In secondo luogo, dunque, proporrò al lettore una simile presa di distanza storica e filosofica, attraverso tre punti distinti ma interconnessi. Primo, chiarirò che la nozione di nichilismo è una nozione squisitamente filosofica, che concerne dunque il significato esclusivamente filosofico di verità, ed è dunque una nozione il cui uso storico, ideologico e scientifico è fortemente sconsigliato, ed è anzi da evitare con forza. Secondo, distinguerò tre significati storico-filosofici di nichilismo assolutamente distinti, il nichilismo dell’Occidente, il nichilismo della modernità ed infine il nichilismo della contemporaneità postmoderna. L’importanza di questa distinzione è tale che vi dedicherò tre distinti paragrafi. Terzo, sosterrò che la maggior parte degli equivoci, che impediscono di impostare correttamente la questione del nichilismo, deriva dal fatto che il secondo significato è accuratamente evitato o radicalmente frainteso, ed in questo modo si crea un corto circuito interminabile fra il primo significato ed il terzo, che vengono connessi direttamente l’un l’altro senza mediazione alcuna, con il bel risultato di far saltare l’intero “impianto elettrico”.
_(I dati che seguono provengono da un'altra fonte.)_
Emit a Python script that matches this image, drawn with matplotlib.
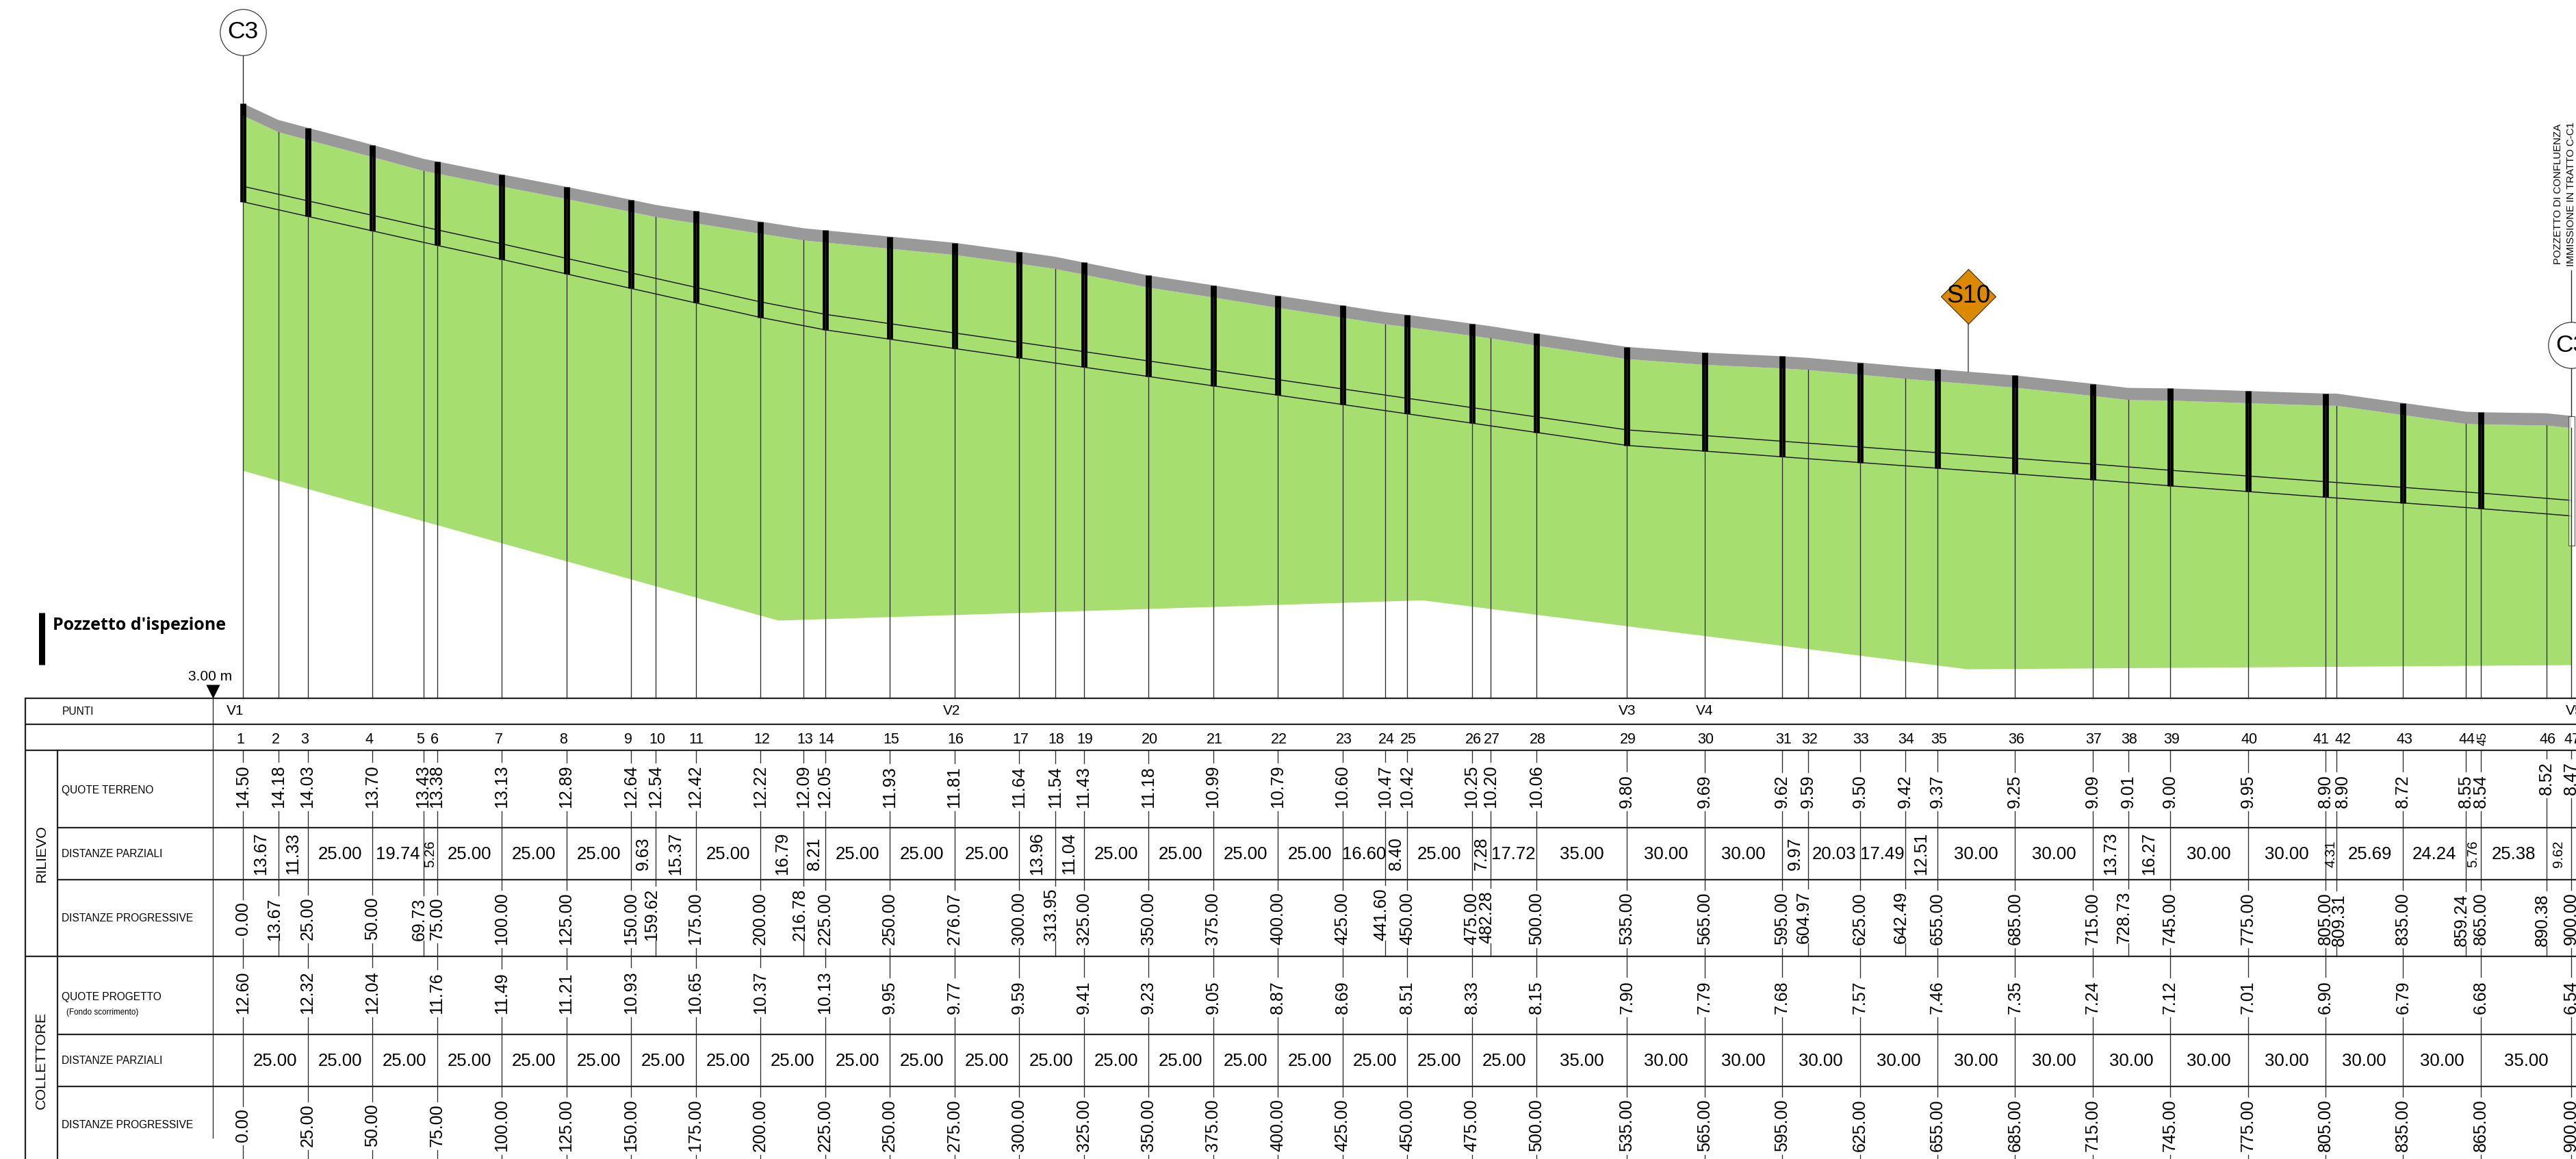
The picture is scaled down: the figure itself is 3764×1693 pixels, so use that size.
import matplotlib
matplotlib.use('Agg')
from matplotlib import pyplot as plt
from matplotlib.patches import Polygon, Rectangle
import numpy as np

W, H = 3764, 1693
DPI = 100
X0, SX = 355.0, 3.78      # px of station 0, px per metre
Y0, SY = 151.0, 75.7      # px of elevation 14.50, px per metre

# rilievo (survey points)
point_no = list(range(1, 48))
rilievo_prog = [0.00, 13.67, 25.00, 50.00, 69.73, 75.00, 100.00, 125.00, 150.00, 159.62,
                175.00, 200.00, 216.78, 225.00, 250.00, 276.07, 300.00, 313.95, 325.00, 350.00,
                375.00, 400.00, 425.00, 441.60, 450.00, 475.00, 482.28, 500.00, 535.00, 565.00,
                595.00, 604.97, 625.00, 642.49, 655.00, 685.00, 715.00, 728.73, 745.00, 775.00,
                805.00, 809.31, 835.00, 859.24, 865.00, 890.38, 900.00]
rilievo_quote = [14.50, 14.18, 14.03, 13.70, 13.43, 13.38, 13.13, 12.89, 12.64, 12.54,
                 12.42, 12.22, 12.09, 12.05, 11.93, 11.81, 11.64, 11.54, 11.43, 11.18,
                 10.99, 10.79, 10.60, 10.47, 10.42, 10.25, 10.20, 10.06, 9.80, 9.69,
                 9.62, 9.59, 9.50, 9.42, 9.37, 9.25, 9.09, 9.01, 9.00, 9.95,
                 8.90, 8.90, 8.72, 8.55, 8.54, 8.52, 8.47]
rilievo_parz = [13.67, 11.33, 25.00, 19.74, 5.26, 25.00, 25.00, 25.00, 9.63, 15.37,
                25.00, 16.79, 8.21, 25.00, 25.00, 25.00, 13.96, 11.04, 25.00, 25.00,
                25.00, 25.00, 16.60, 8.40, 25.00, 7.28, 17.72, 35.00, 30.00, 30.00,
                9.97, 20.03, 17.49, 12.51, 30.00, 30.00, 13.73, 16.27, 30.00, 30.00,
                4.31, 25.69, 24.24, 5.76, 25.38, 9.62]
parz_rotated = [0, 1, 8, 9, 11, 12, 16, 17, 23, 25, 30, 33, 36, 37]
parz_small = [4, 40, 43, 45]

# collettore (design points)
coll_prog = [0.00, 25.00, 50.00, 75.00, 100.00, 125.00, 150.00, 175.00, 200.00, 225.00,
             250.00, 275.00, 300.00, 325.00, 350.00, 375.00, 400.00, 425.00, 450.00, 475.00,
             500.00, 535.00, 565.00, 595.00, 625.00, 655.00, 685.00, 715.00, 745.00, 775.00,
             805.00, 835.00, 865.00, 900.00]
coll_quote = [12.60, 12.32, 12.04, 11.76, 11.49, 11.21, 10.93, 10.65, 10.37, 10.13,
              9.95, 9.77, 9.59, 9.41, 9.23, 9.05, 8.87, 8.69, 8.51, 8.33,
              8.15, 7.90, 7.79, 7.68, 7.57, 7.46, 7.35, 7.24, 7.12, 7.01,
              6.90, 6.79, 6.68, 6.54]
coll_parz = [25.00] * 20 + [35.00] + [30.00] * 11 + [35.00]

# bottom of the green area
green_st = [0.0, 207.0, 456.0, 666.7, 900.0]
green_z = [7.41, 4.52, 4.91, 3.58, 3.66]

vertex_labels = ['V1', 'V2', 'V3', 'V4', 'V5']
vertex_st = [-2.9, 274.0, 535.0, 565.0, 901.3]
s10_st = 667.0

# the drawing places point 16 on station 275 and point 40 at 8.95
point_st = list(rilievo_prog)
point_st[15] = 275.00
ground_z = list(rilievo_quote)
ground_z[39] = 8.95

ROWS = [1020, 1058, 1096, 1209, 1285, 1397, 1511, 1587]
plt.rcParams['font.family'] = ['Liberation Sans', 'DejaVu Sans']


def sx(px):
    return (px - X0) / SX


def zy(z):
    return Y0 + (14.50 - z) * SY


fig = plt.figure(figsize=(W / DPI, H / DPI), dpi=DPI, facecolor='white')

# profile: stations and elevations
ax = fig.add_axes([0, 0, 1, 1])
ax.set_xlim(sx(0), sx(W))
ax.set_ylim(14.50 - (H - Y0) / SY, 14.50 + Y0 / SY)
ax.axis('off')

# table: stations and pixel rows
tb = fig.add_axes([0, 0, 1, 1])
tb.set_xlim(sx(0), sx(W))
tb.set_ylim(H, 0)
tb.axis('off')
tb.patch.set_alpha(0)

BAND = 0.235
band_low = [z - BAND for z in ground_z]
ax.add_patch(Polygon(list(zip(point_st, ground_z)) + list(zip(point_st, band_low))[::-1],
                     closed=True, fc='#999999', ec='none', zorder=2))
ax.add_patch(Polygon(list(zip(point_st, band_low)) + list(zip(green_st, green_z))[::-1],
                     closed=True, fc='#A6DE70', ec='none', zorder=1))
ax.plot(coll_prog, coll_quote, color='#111111', lw=1.0, zorder=3)
ax.plot(coll_prog, [z + 0.30 for z in coll_quote], color='#111111', lw=1.0, zorder=3)

LINE = dict(color='#2a2a2a', lw=0.95, zorder=4)

# thin verticals in the profile, from the ground to the table
for st, z in zip(point_st, band_low):
    tb.plot([st, st], [zy(z), ROWS[0]], **LINE)

# manholes
for st, z in zip(coll_prog[:-1], coll_quote[:-1]):
    g = ground_z[point_st.index(st)]
    ax.plot([st, st], [g, z], color='black', lw=6.3, solid_capstyle='butt', zorder=5)
last = coll_prog[-1]
ax.add_patch(Rectangle((last - 4.5 / SX, 14.50 - (797 - Y0) / SY), 9 / SX, (797 - 607.6) / SY,
                       fc=(1, 1, 1, 0.6), ec='#555555', lw=0.8, zorder=5))

# table frame
for i, y in enumerate(ROWS):
    x_start = sx(37) if i in (0, 1, 2, 5) else sx(83.5)
    tb.plot([x_start, sx(W)], [y, y], color='#222222', lw=1.6, solid_capstyle='butt', zorder=6)
tb.plot([sx(37), sx(37)], [ROWS[0], H], color='#222222', lw=1.6, zorder=6)
tb.plot([sx(83.5), sx(83.5)], [ROWS[2], H], color='#222222', lw=1.6, zorder=6)
tb.plot([sx(310.6), sx(310.6)], [ROWS[0], 1662], **LINE)
tb.scatter([sx(310.6)], [1010], marker='v', s=210, color='black', linewidths=0, zorder=6)
tb.text(sx(307), 989, '3.00 m', ha='center', va='center', fontsize=15)

for label, y in [('PUNTI', 1040), ('QUOTE TERRENO', 1154), ('DISTANZE PARZIALI', 1247),
                 ('DISTANZE PROGRESSIVE', 1341), ('QUOTE PROGETTO', 1456),
                 ('DISTANZE PARZIALI', 1550), ('DISTANZE PROGRESSIVE', 1644)]:
    tb.text(sx(90.5), y, label, ha='left', va='center', fontsize=11.2)
tb.text(sx(97), 1479, '(Fondo scorrimento)', ha='left', va='center', fontsize=8.4)
tb.text(sx(60.5), 1247, 'RILIEVO', rotation=90, ha='center', va='center', fontsize=15.3)
tb.text(sx(60.5), 1549, 'COLLETTORE', rotation=90, ha='center', va='center', fontsize=15.4)

for label, st in zip(vertex_labels, vertex_st):
    tb.text(st, 1038, label, ha='center', va='center', fontsize=15)

num_shift = {41: -18, 42: -3}
for n, st in zip(point_no, point_st):
    if n == 45:
        tb.text(st + 3 / SX, 1079, str(n), rotation=90, ha='center', va='center', fontsize=13)
    else:
        tb.text(st + num_shift.get(n, -10) / SX, 1081, str(n), ha='left', va='center', fontsize=15.5)


def vtext(x, y, s, va='center', size=18.0):
    return tb.text(x, y, s, rotation=90, ha='center', va=va, fontsize=size, zorder=7)


renderer = fig.canvas.get_renderer()


def segments(st, y0, y1, gaps):
    # vertical line from y0 to y1, interrupted at the given labels
    y = y0
    for t, pad_top, pad_bot in gaps:
        box = t.get_window_extent(renderer)
        top, bot = H - box.y1, H - box.y0
        tb.plot([st, st], [y, top - pad_top], **LINE)
        y = bot + pad_bot
    tb.plot([st, st], [y, y1], **LINE)


# rilievo columns
prog_shift = {482.28: 4, 604.97: 4, 642.49: 4, 728.73: 4, 809.31: 8, 859.24: 8, 890.38: 8}
for i, st in enumerate(point_st):
    on_coll = st in coll_prog
    dx, bottom = 0, 1180
    if i == 41:
        dx = 9
    if i >= 45:
        bottom = 1161
    t1 = vtext(st + dx / SX, bottom, '%.2f' % rilievo_quote[i], va='bottom')
    p = rilievo_prog[i]
    if on_coll:
        t2 = vtext(st, 1342, '%.2f' % p)
    else:
        off = 4 if p == 809.31 else -6
        t2 = vtext(st + off / SX, 1374 + prog_shift.get(p, 0), '%.2f' % p, va='bottom')
    segments(st, ROWS[2], ROWS[5], [(t1, 4, 5), (t2, 4, 0 if not on_coll else 5)])

for i, v in enumerate(rilievo_parz):
    mid = (point_st[i] + point_st[i + 1]) / 2
    s = '%.2f' % v
    if i in parz_small:
        vtext(mid, 1247, s, size=14.6)
    elif i in parz_rotated:
        vtext(mid, 1247, s)
    else:
        tb.text(mid, 1248, s, ha='center', va='center', fontsize=18.5, zorder=7)

# collettore columns
for st, z in zip(coll_prog, coll_quote):
    t1 = vtext(st, 1481, '%.2f' % z, va='bottom')
    t2 = vtext(st, 1644, '%.2f' % st)
    segments(st, ROWS[5], H, [(t1, 5, 5), (t2, 4, 5)])

for i, v in enumerate(coll_parz):
    tb.text((coll_prog[i] + coll_prog[i + 1]) / 2, 1550, '%.2f' % v,
            ha='center', va='center', fontsize=18.5, zorder=7)

# legend
tb.plot([sx(61), sx(61)], [895, 970.7], color='black', lw=6.5, solid_capstyle='butt')
tb.text(sx(77), 913, "Pozzetto d'ispezione", ha='left', va='center', fontsize=18,
        fontweight='bold', family=['Open Sans', 'Liberation Sans'])

# head markers
for st, y, stem in [(0.0, 47, (81, 151)), (900.0, 504, (538, 607.6))]:
    tb.plot([st, st], stem, color='#222222', lw=0.95, zorder=8)
    tb.plot([st], [y], marker='o', ms=48.5, mfc='white', mec='#222222', mew=0.8, zorder=8, clip_on=False)
    tb.text(st, y, 'C3', ha='center', va='center', fontsize=25.5, zorder=9)
tb.plot([900, 900], [395, 470], color='#222222', lw=0.95, zorder=8)
tb.text(sx(3738), 386, 'POZZETTO DI CONFLUENZA', rotation=90, ha='center', va='bottom', fontsize=10.8)
tb.text(sx(3757), 389, 'IMMISSIONE IN TRATTO C-C1', rotation=90, ha='center', va='bottom', fontsize=10.8)

# S10 marker
s10_ground = np.interp(s10_st, point_st, ground_z)
tb.plot([s10_st, s10_st], [470, zy(s10_ground)], color='#777777', lw=1.5, zorder=7)
tb.scatter([s10_st], [432.7], marker='D', s=1660, color='#DB8A00', edgecolors='#3a2a10', linewidths=0.8, zorder=8)
tb.text(s10_st, 432.7, 'S10', ha='center', va='center', fontsize=26, zorder=9)

fig.savefig('out.png', dpi=DPI, facecolor='white')
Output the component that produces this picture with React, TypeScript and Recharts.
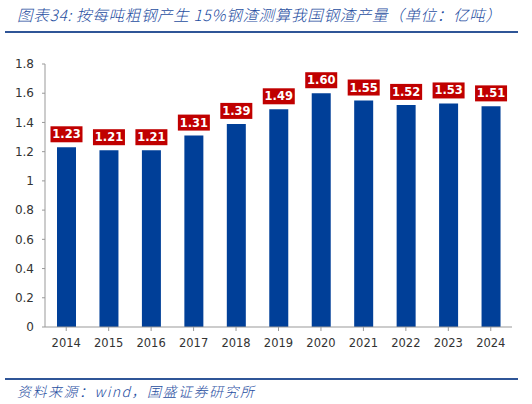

In terzo luogo, per finire, tornerò alla discussione contemporanea sul nichilismo italiano alla luce del punto di vista espresso alla fine del secondo momento del mio ragionamento: la questione cruciale è il nichilismo della modernità, non il corto circuito fra il nichilismo dell’Occidente e l’attuale nichilismo della contemporaneità postmoderna. Se si assume questo punto di vista, la cui fecondità si tratta appunto di mostrare al lettore, molte cose altrimenti incomprensibili ed oscure “andranno al loro posto”. Sarà allora non solo possibile comprendere la logica delle scissioni e delle differenziazioni interne al nichilismo italiano, ma anche prendere finalmente una posizione radicalmente esterna ad esso. Non dico che sia una cosa facile. Dico soltanto che è una cosa in via di principio possibile.